Data section
####

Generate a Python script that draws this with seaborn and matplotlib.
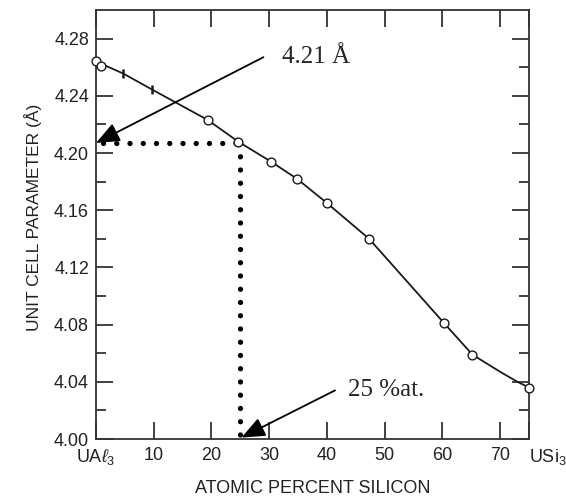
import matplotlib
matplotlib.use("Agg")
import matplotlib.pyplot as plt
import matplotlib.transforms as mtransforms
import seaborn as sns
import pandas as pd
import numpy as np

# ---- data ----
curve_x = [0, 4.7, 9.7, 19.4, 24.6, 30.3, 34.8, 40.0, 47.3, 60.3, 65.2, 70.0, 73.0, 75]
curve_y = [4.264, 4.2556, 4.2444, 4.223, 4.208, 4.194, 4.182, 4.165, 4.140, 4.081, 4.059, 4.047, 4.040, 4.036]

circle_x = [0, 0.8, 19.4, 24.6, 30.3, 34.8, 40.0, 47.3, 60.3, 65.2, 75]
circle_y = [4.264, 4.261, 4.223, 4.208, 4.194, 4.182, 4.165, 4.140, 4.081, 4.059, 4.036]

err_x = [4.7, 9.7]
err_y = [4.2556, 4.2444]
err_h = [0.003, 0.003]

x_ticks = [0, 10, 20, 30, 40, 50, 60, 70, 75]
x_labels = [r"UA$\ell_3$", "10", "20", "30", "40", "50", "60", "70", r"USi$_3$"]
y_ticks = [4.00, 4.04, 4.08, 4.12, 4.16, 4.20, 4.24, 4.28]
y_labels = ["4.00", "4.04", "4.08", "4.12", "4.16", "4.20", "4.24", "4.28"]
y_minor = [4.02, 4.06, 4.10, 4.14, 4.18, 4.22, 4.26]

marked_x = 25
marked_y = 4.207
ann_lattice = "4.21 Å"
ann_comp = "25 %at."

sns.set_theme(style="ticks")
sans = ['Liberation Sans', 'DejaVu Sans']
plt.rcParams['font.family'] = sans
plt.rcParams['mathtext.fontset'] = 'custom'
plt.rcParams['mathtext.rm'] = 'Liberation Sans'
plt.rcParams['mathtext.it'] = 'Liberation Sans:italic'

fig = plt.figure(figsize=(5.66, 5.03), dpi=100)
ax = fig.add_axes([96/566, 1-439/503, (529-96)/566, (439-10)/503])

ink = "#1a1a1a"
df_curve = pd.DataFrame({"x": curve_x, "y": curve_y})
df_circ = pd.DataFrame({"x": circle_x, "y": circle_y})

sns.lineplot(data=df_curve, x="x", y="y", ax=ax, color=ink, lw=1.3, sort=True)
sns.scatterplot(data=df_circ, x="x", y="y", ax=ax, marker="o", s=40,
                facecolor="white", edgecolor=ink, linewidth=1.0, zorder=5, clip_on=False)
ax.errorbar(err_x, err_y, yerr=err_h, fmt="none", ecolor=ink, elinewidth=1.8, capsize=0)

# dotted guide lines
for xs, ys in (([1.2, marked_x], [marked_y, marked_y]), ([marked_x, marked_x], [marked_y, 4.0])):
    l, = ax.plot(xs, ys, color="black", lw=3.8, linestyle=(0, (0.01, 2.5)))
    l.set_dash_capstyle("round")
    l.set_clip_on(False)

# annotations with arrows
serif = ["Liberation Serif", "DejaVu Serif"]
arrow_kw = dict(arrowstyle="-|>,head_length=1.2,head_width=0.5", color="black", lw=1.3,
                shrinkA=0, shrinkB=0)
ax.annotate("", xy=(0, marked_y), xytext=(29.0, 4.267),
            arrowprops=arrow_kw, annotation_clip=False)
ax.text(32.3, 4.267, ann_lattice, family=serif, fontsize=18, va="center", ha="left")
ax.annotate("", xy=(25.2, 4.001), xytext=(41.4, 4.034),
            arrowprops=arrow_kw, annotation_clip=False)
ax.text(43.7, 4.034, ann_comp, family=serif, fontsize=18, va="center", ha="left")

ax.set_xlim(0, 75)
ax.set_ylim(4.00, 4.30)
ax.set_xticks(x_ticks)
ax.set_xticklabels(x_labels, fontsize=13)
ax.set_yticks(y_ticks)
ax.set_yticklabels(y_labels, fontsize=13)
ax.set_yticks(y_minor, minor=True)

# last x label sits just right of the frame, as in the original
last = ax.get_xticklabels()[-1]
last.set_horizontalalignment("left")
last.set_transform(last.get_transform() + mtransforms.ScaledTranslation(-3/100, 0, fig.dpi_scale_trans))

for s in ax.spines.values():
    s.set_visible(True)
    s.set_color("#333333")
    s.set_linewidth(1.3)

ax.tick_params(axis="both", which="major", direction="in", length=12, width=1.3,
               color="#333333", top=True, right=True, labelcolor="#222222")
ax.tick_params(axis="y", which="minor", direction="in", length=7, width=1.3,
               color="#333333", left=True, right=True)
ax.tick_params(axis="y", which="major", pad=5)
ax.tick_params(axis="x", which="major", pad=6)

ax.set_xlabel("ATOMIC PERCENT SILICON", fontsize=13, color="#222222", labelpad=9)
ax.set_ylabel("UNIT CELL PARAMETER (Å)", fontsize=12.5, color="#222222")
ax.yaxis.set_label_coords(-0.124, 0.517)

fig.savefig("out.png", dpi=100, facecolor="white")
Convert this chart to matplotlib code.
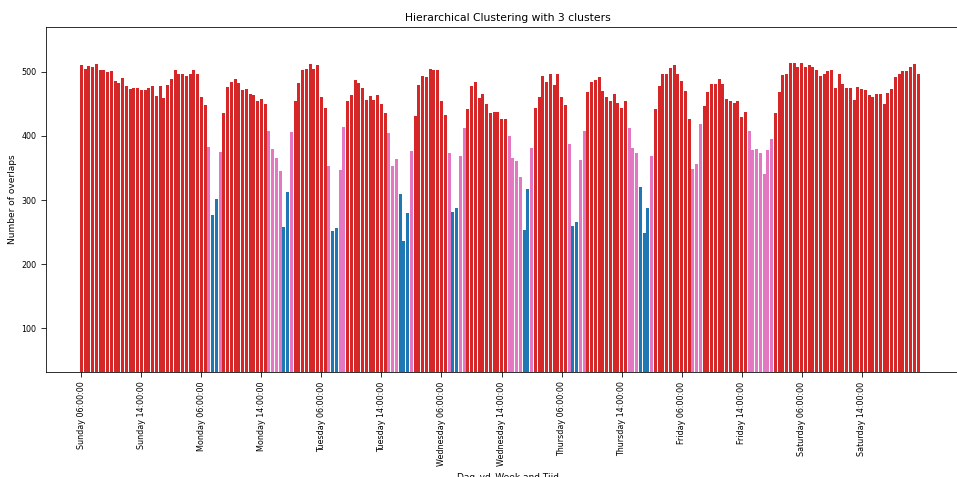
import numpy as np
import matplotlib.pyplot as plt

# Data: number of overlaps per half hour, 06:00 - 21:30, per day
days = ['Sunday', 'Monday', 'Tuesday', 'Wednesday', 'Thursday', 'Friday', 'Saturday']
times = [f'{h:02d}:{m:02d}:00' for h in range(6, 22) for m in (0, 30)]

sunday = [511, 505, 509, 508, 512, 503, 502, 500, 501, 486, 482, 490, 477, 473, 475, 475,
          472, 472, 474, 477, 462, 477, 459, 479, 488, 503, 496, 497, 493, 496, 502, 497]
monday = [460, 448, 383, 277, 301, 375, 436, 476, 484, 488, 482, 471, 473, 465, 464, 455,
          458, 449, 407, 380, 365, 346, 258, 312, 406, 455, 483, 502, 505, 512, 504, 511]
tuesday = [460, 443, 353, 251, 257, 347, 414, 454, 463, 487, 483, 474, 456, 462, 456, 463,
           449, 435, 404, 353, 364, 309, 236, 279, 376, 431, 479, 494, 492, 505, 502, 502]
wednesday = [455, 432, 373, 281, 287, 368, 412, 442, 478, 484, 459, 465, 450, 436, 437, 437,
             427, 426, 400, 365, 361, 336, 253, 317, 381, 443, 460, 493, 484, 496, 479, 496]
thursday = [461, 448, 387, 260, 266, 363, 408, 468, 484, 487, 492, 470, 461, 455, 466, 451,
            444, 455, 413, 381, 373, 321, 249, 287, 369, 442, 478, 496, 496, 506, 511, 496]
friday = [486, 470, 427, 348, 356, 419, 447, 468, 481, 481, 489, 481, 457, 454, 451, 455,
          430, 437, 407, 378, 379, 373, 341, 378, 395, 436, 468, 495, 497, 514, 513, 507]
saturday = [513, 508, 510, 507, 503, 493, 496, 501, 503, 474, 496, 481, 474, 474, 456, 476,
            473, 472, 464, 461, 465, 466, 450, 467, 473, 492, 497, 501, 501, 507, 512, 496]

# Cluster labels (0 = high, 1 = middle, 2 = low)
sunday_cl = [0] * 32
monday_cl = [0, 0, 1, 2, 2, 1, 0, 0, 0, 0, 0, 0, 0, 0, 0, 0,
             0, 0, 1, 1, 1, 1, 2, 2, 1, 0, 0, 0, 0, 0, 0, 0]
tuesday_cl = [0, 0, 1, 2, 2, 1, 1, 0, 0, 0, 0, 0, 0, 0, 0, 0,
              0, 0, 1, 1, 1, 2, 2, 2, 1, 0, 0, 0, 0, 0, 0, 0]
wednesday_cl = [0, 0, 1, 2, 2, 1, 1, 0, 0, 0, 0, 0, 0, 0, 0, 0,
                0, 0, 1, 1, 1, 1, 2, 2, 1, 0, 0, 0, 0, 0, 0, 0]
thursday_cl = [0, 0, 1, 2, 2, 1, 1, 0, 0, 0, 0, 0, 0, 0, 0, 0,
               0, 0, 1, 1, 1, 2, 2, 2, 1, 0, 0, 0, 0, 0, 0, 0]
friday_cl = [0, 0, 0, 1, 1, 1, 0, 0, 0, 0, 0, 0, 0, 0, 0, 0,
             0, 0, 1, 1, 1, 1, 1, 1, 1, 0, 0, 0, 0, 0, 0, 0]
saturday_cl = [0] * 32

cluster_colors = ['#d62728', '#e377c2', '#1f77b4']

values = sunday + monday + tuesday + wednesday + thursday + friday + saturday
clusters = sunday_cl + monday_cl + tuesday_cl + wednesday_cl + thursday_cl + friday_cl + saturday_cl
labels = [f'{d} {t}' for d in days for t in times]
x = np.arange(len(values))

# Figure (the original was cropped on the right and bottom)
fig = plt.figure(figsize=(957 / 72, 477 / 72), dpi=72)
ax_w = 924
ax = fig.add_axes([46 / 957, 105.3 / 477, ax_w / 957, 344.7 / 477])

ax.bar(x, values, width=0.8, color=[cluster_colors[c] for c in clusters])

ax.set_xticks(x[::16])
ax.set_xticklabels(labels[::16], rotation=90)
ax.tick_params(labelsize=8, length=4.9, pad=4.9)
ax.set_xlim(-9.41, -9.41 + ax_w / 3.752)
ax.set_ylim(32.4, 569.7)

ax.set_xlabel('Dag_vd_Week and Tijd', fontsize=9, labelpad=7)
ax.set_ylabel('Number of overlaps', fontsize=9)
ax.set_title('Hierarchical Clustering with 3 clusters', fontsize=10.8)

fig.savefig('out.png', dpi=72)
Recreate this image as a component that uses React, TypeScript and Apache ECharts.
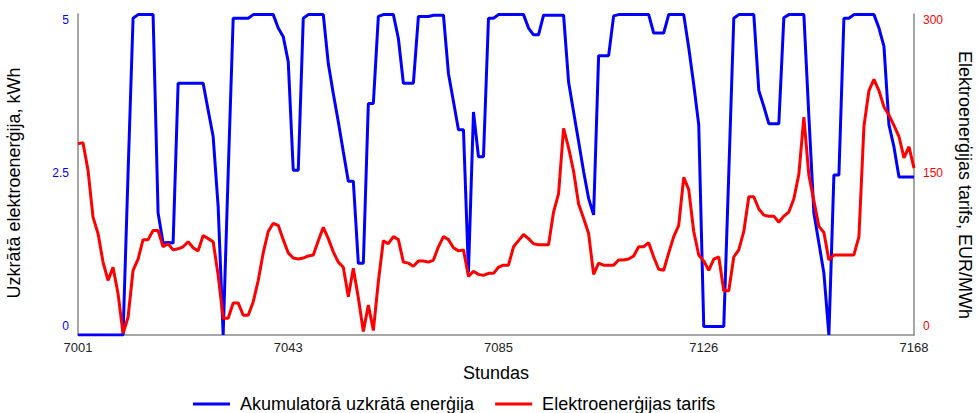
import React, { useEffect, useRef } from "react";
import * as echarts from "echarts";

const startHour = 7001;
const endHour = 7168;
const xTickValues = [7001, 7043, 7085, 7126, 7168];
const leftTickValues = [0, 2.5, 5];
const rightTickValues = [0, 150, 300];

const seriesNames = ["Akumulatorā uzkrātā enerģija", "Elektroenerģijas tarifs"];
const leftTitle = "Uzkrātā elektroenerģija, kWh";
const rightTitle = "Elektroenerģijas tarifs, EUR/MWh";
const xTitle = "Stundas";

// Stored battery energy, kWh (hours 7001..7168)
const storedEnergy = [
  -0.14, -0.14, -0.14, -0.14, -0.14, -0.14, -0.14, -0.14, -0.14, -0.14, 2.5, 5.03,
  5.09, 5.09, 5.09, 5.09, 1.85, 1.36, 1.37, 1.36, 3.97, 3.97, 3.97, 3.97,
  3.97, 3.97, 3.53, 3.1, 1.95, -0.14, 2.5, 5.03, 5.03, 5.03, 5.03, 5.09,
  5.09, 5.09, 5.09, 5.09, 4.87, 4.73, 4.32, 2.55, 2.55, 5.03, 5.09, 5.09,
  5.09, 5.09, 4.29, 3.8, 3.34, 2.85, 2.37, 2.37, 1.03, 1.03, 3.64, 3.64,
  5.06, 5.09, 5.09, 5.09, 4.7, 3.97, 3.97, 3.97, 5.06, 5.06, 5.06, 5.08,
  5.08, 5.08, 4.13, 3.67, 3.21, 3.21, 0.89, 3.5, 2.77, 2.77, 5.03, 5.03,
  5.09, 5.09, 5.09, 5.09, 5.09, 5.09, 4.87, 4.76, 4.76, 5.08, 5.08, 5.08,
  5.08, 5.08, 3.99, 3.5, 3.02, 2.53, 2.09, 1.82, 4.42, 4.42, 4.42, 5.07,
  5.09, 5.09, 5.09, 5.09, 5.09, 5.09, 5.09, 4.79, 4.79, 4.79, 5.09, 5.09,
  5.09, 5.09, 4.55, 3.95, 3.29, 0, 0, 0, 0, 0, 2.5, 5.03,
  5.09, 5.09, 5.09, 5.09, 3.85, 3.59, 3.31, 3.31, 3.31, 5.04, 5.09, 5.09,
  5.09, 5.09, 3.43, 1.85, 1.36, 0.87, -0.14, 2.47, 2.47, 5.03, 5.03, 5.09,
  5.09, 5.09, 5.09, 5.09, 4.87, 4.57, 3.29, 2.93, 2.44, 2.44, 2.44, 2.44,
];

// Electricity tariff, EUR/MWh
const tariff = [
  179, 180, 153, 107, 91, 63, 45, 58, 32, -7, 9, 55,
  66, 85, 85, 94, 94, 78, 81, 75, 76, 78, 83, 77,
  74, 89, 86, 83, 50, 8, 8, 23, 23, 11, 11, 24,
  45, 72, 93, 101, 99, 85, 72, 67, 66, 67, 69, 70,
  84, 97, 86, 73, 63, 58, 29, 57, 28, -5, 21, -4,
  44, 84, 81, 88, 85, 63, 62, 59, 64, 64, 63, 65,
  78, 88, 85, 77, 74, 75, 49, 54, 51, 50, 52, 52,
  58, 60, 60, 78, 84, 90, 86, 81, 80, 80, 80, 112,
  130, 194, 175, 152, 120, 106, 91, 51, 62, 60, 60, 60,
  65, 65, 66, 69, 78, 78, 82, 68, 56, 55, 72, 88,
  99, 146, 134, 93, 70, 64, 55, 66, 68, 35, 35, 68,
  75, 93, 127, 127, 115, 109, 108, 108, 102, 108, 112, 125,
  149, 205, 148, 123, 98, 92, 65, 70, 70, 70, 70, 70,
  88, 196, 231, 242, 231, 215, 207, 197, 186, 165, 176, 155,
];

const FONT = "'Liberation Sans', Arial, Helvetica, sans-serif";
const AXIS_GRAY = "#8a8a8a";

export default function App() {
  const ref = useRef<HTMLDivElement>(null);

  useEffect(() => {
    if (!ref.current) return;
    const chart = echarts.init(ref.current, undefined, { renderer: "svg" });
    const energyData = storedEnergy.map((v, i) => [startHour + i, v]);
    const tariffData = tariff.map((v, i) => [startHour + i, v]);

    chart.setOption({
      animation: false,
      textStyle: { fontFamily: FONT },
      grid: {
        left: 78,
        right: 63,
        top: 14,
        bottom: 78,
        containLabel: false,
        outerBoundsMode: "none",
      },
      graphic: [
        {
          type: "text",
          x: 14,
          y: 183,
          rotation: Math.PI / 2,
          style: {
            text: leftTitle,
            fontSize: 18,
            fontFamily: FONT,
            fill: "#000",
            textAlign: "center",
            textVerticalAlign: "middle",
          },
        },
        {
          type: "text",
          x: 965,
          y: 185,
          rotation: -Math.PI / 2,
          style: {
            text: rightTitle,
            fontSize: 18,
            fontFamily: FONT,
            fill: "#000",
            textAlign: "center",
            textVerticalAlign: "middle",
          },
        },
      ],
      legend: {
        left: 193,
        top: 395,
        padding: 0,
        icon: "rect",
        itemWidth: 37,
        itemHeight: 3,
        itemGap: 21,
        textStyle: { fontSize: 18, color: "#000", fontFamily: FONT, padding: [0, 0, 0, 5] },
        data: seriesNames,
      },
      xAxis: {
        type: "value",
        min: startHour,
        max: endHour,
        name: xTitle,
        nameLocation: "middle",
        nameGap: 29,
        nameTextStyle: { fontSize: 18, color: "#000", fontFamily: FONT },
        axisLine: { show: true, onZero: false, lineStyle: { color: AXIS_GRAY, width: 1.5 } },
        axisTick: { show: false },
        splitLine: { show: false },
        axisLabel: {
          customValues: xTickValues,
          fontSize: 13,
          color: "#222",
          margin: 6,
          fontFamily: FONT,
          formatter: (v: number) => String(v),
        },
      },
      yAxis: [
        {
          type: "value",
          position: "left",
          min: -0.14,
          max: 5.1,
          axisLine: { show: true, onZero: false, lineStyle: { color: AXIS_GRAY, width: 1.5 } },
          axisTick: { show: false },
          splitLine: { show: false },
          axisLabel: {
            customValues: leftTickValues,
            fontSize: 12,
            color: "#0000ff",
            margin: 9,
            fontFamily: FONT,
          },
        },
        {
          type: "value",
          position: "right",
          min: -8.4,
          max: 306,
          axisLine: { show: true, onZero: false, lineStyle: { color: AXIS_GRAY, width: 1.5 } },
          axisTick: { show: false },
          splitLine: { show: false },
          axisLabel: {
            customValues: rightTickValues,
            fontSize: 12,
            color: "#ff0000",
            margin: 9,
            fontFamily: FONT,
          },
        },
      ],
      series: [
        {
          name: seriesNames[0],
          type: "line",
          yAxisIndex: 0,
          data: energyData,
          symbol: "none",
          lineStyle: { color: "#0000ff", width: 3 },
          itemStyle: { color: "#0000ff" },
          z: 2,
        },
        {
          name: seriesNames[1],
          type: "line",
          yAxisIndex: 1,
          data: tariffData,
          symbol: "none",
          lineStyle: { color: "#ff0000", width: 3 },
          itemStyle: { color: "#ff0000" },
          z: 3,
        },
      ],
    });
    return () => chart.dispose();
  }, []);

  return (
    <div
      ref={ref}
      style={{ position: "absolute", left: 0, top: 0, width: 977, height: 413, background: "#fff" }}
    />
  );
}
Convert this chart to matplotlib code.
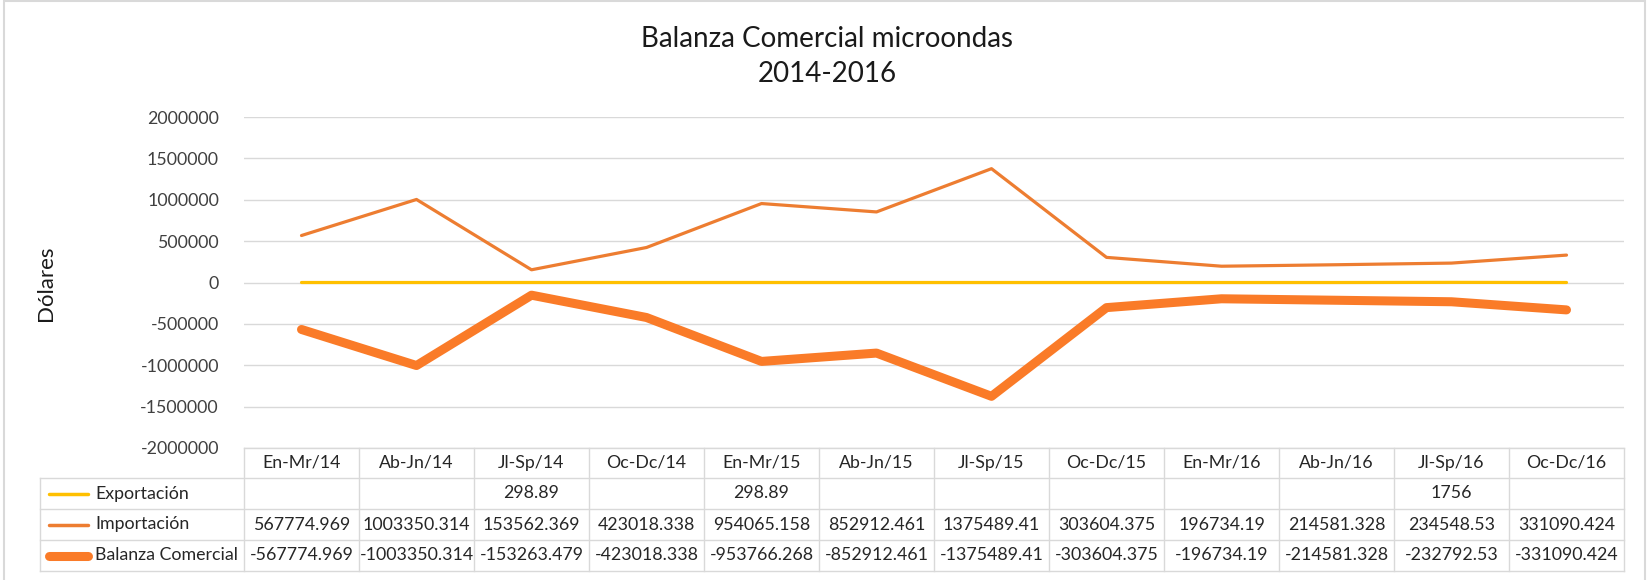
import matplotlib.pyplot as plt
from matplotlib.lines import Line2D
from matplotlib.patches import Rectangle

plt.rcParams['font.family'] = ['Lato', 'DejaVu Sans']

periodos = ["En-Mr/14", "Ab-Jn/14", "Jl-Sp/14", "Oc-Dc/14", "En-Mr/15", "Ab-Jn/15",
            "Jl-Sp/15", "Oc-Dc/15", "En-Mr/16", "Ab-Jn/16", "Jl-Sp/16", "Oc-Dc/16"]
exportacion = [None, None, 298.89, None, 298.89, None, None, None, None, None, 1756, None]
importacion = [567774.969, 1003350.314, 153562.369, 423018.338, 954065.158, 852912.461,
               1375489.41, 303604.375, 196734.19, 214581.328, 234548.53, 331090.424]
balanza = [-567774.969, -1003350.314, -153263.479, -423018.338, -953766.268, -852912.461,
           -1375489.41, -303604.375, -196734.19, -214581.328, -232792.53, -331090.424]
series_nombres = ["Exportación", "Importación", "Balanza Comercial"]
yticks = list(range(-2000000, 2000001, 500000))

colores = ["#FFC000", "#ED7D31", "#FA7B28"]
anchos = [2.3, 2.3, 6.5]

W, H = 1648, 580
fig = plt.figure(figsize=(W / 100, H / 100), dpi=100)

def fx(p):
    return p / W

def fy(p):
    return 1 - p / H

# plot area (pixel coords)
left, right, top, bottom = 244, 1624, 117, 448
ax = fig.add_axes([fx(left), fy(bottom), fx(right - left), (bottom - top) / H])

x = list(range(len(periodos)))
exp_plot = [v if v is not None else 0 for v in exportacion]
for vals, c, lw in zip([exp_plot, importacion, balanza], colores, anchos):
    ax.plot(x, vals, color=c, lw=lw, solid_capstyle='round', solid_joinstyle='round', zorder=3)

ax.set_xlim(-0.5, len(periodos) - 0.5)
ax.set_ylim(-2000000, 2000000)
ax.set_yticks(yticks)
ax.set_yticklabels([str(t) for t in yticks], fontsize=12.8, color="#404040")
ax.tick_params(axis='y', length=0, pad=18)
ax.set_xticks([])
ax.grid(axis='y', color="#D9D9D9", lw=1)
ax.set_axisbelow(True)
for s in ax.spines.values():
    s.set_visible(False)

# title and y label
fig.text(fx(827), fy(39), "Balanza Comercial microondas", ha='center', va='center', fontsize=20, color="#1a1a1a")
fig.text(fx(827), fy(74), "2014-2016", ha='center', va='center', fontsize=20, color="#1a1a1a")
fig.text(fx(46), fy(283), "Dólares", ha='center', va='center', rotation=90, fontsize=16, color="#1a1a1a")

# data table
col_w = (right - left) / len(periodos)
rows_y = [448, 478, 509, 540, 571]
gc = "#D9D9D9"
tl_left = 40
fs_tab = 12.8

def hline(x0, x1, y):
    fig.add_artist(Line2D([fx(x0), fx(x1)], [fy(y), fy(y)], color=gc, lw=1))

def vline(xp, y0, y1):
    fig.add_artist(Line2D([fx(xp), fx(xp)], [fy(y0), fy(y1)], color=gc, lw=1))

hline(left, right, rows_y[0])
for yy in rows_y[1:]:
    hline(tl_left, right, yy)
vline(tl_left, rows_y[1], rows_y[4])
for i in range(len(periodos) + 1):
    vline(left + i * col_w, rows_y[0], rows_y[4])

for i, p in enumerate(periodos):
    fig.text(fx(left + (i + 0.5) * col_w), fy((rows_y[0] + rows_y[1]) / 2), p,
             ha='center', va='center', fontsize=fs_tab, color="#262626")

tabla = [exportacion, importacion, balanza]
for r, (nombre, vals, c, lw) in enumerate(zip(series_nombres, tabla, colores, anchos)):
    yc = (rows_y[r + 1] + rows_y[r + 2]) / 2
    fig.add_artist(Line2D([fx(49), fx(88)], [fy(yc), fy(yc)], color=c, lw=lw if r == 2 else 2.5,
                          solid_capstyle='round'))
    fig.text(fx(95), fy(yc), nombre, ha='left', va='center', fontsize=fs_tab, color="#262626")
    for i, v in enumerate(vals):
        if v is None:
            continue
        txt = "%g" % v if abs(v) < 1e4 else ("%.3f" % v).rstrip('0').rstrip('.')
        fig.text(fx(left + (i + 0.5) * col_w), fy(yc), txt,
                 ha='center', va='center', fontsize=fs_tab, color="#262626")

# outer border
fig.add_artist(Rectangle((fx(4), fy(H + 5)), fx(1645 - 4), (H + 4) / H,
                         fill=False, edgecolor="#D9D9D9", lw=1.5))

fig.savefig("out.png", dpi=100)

####

What you are asked to do
Quote word for word only the lines above from the one containing "Recreate this image" through the one containing "const rightTickValues = [0, 150, 300];". Pictures stay out of your copy.

Full output
Recreate this image as a component that uses React, TypeScript and Apache ECharts.
import React, { useEffect, useRef } from "react";
import * as echarts from "echarts";

const startHour = 7001;
const endHour = 7168;
const xTickValues = [7001, 7043, 7085, 7126, 7168];
const leftTickValues = [0, 2.5, 5];
const rightTickValues = [0, 150, 300];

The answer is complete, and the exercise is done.